What is the Insolvency Code of Ethics?

This is a core document, that was updated in May 2020, and is aimed at all insolvency practitioners and which they are required to follow. The code outlines the fundamental principles which are essential for the profession and these cover:

  • Integrity

The need for the practitioner to be honest and clear throughout their length of service on a particular case.

  • Objectivity

The practitioner is there to support those they work with on an insolvency case, but will remain objective and avoid conflicts of interest.

  • Professional competence and due care

To ensure the practitioner is up to date in their training, skills and knowledge.

  • Confidentiality

To ensure all client information is kept confidential and not disclosed unless this is allowed or required.

  • Professional behaviour

To adhere to the highest personal and professional standards and complying with laws and regulations.

How are Complaints Made Against an Insolvency Practitioner?

Complaints are made firstly to the practitioner directly and if the matter is not resolved, then the Insolvency Service runs a complaints ‘gateway’ which will be sent to the recognised professional body. Complaints should be made only about something that happened in the last three years.

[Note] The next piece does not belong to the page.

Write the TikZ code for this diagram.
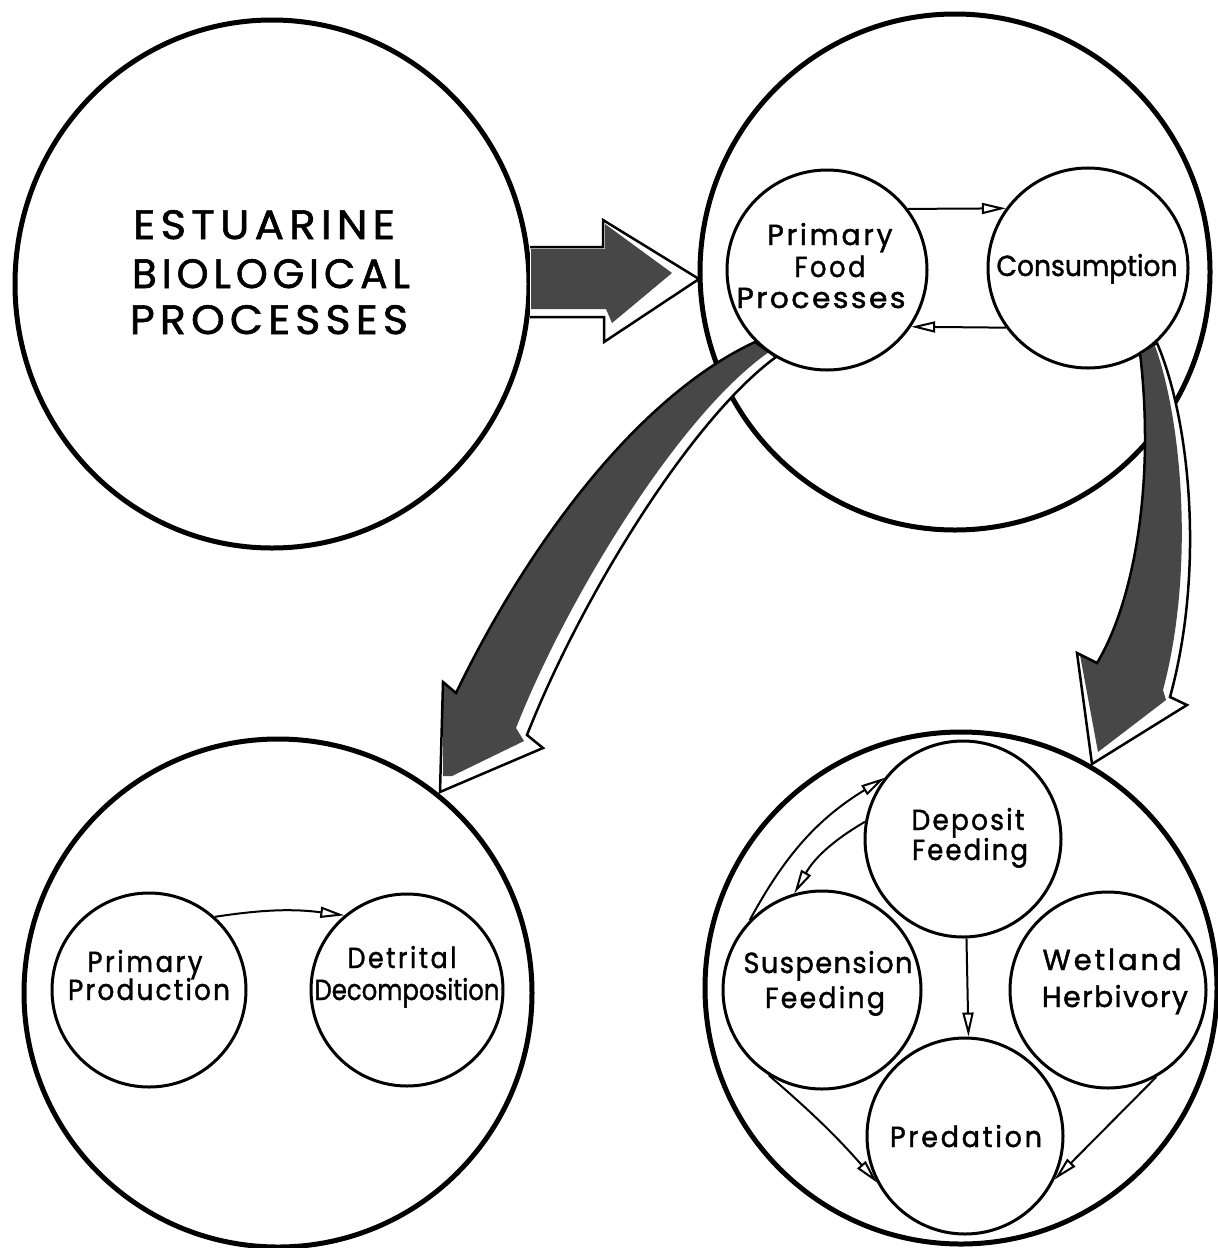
\documentclass[tikz,border=0pt]{standalone}
\usepackage{fontspec}
\usepackage{graphicx}
\setmainfont{Poppins}[FakeBold=1.4]
\usetikzlibrary{arrows.meta,shapes.geometric}
\newcommand\lw[3]{\resizebox{#1pt}{\height}{\addfontfeature{LetterSpace=#2}#3}}
\tikzset{
  bigc/.style={draw, line width=5pt, ellipse, inner sep=0pt},
  smallc/.style={draw, line width=3pt, circle, inner sep=0pt},
  lbl/.style={anchor=base, inner sep=0pt, font=\fontsize{29}{34}\selectfont},
  biglbl/.style={anchor=base, inner sep=0pt, font=\fontsize{41}{46}\selectfont},
  flow/.style={line width=2pt, -{Triangle[open, length=24pt, width=11pt]}},
  bigarrow/.style={line width=2.5pt, line join=miter},
  stip/.style={fill=black!72},
}
\begin{document}
\begin{tikzpicture}[x=1pt,y=-1pt]
\useasboundingbox (0,0) rectangle (1218,1248);
% big circles
\node[bigc, minimum width=514pt, minimum height=528pt] (est) at (272,284) {};
\node[bigc, minimum width=510pt, minimum height=516pt] (cyc) at (955,272) {};
\node[bigc, minimum width=508pt, minimum height=508pt] (prod) at (278,993) {};
\node[bigc, minimum width=512pt, minimum height=512pt] (feed) at (961,988) {};
% inner circles
\node[smallc, minimum size=200pt] (pf) at (827,270) {};
\node[smallc, minimum size=200pt] (cons) at (1088,268) {};
\node[smallc, minimum size=194pt] (pp) at (149,990) {};
\node[smallc, minimum size=192pt] (dd) at (407,990) {};
\node[smallc, minimum size=196pt] (df) at (963,839) {};
\node[smallc, minimum size=198pt] (sf) at (822,990) {};
\node[smallc, minimum size=196pt] (wh) at (1108,990) {};
\node[smallc, minimum size=196pt] (pred) at (965,1136) {};
% big horizontal arrow
\fill[white] (530,247) -- (603,247) -- (603,220) -- (699,279) -- (604,342) -- (604,317) -- (530,317) -- cycle;
\begin{scope}
\clip (530,247) -- (603,247) -- (603,220) -- (699,279) -- (604,342) -- (604,317) -- (530,317) -- cycle;
\fill[stip] (531,249) -- (605,249) -- (605,224) -- (672,273) -- (612,323) -- (606,309) -- (531,309) -- cycle;
\end{scope}
\draw[bigarrow] (530,247) -- (603,247) -- (603,220) -- (699,279) -- (604,342) -- (604,317) -- (530,317);
% left curved arrow
\fill[white] (755,342) -- (776,357) .. controls (690,420) and (580,600) .. (527,735) -- (543,748) -- (440,792) -- (443,682) -- (456,693) .. controls (520,560) and (630,400) .. (755,342) -- cycle;
\begin{scope}
\clip (755,342) -- (776,357) .. controls (690,420) and (580,600) .. (527,735) -- (543,748) -- (440,792) -- (443,682) -- (456,693) .. controls (520,560) and (630,400) .. (755,342) -- cycle;
\fill[stip] (755,342) -- (769,352) .. controls (680,414) and (568,596) .. (516,728) -- (524,741) -- (452,776) -- (443,776) -- (443,682) -- (456,693) .. controls (520,560) and (630,400) .. (755,342) -- cycle;
\end{scope}
\draw[bigarrow] (755,342) -- (776,357) .. controls (690,420) and (580,600) .. (527,735) -- (543,748) -- (440,792) -- (443,682) -- (456,693) .. controls (520,560) and (630,400) .. (755,342) -- cycle;
% right curved arrow
\fill[white] (1140,353) -- (1157,343) .. controls (1190,420) and (1205,570) .. (1170,697) -- (1187,705) -- (1092,764) -- (1077,653) -- (1097,663) .. controls (1135,600) and (1155,480) .. (1140,353) -- cycle;
\begin{scope}
\clip (1140,353) -- (1157,343) .. controls (1190,420) and (1205,570) .. (1170,697) -- (1187,705) -- (1092,764) -- (1077,653) -- (1097,663) .. controls (1135,600) and (1155,480) .. (1140,353) -- cycle;
\fill[stip] (1140,353) -- (1155,346) .. controls (1182,420) and (1195,570) .. (1163,690) -- (1166,700) -- (1098,752) -- (1080,655) -- (1097,663) .. controls (1135,600) and (1155,480) .. (1140,353) -- cycle;
\end{scope}
\draw[bigarrow] (1140,353) -- (1157,343) .. controls (1190,420) and (1205,570) .. (1170,697) -- (1187,705) -- (1092,764) -- (1077,653) -- (1097,663) .. controls (1135,600) and (1155,480) .. (1140,353) -- cycle;
% small arrows
\draw[flow] (pf.37) -- (cons.144.4);
\draw[flow] (cons.216) -- (pf.-34.6);
\draw[flow] (pp.48) to[bend left=8] (dd.130);
\draw[flow] (df.-88) -- (pred.88);
\draw[flow] (sf.136) to[bend left=15] (df.142);
\draw[flow] (df.170) to[bend right=15] (sf.106);
\draw[flow] (sf.238) to[bend left=4] (pred.208);
\draw[flow] (wh.-61) -- (pred.-26);
% labels
\node[biglbl] (t1) at (264,239) {\lw{262}{12}{ESTUARINE}};
\node[biglbl] (t2) at (271,288) {\lw{278}{12}{BIOLOGICAL}};
\node[biglbl] (t3) at (269,334) {\lw{278}{12}{PROCESSES}};
\node[lbl] (pf1) at (830,245) {\lw{125}{10}{Primary}};
\node[lbl] (pf2) at (830,277) {\lw{71}{10}{Food}};
\node[lbl] (pf3) at (821,308) {\lw{169}{8}{Processes}};
\node[lbl] (c1) at (1087,276) {\lw{181}{0}{Consumption}};
\node[lbl] (pp1) at (145,972) {\lw{115}{10}{Primary}};
\node[lbl] (pp2) at (149,1000) {\lw{162}{8}{Production}};
\node[lbl] (dd1) at (402,968) {\lw{109}{10}{Detrital}};
\node[lbl] (dd2) at (407,1000) {\lw{185}{0}{Decomposition}};
\node[lbl] (df1) at (968,830) {\lw{113}{8}{Deposit}};
\node[lbl] (df2) at (970,860) {\lw{116}{8}{Feeding}};
\node[lbl] (sf1) at (828,973) {\lw{169}{5}{Suspension}};
\node[lbl] (sf2) at (825,1008) {\lw{120}{8}{Feeding}};
\node[lbl] (wh1) at (1112,970) {\lw{139}{10}{Wetland}};
\node[lbl] (wh2) at (1115,1007) {\lw{146}{5}{Herbivory}};
\node[lbl] (pr1) at (966,1147) {\lw{152}{10}{Predation}};
\end{tikzpicture}
\end{document}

The Insolvency Service will consider complaints about the recognised professional bodies where necessary will investigate to determine whether they have correctly followed the complaints procedures have been followed correctly – but it does not investigate complaints about individual practitioners. Complaints should relate to matters of professional conduct. Sanctions if the complaint is upheld could include a fine, restriction or withdrawal of the licence to practice. In some cases, an independent review of the complaint may be allowed.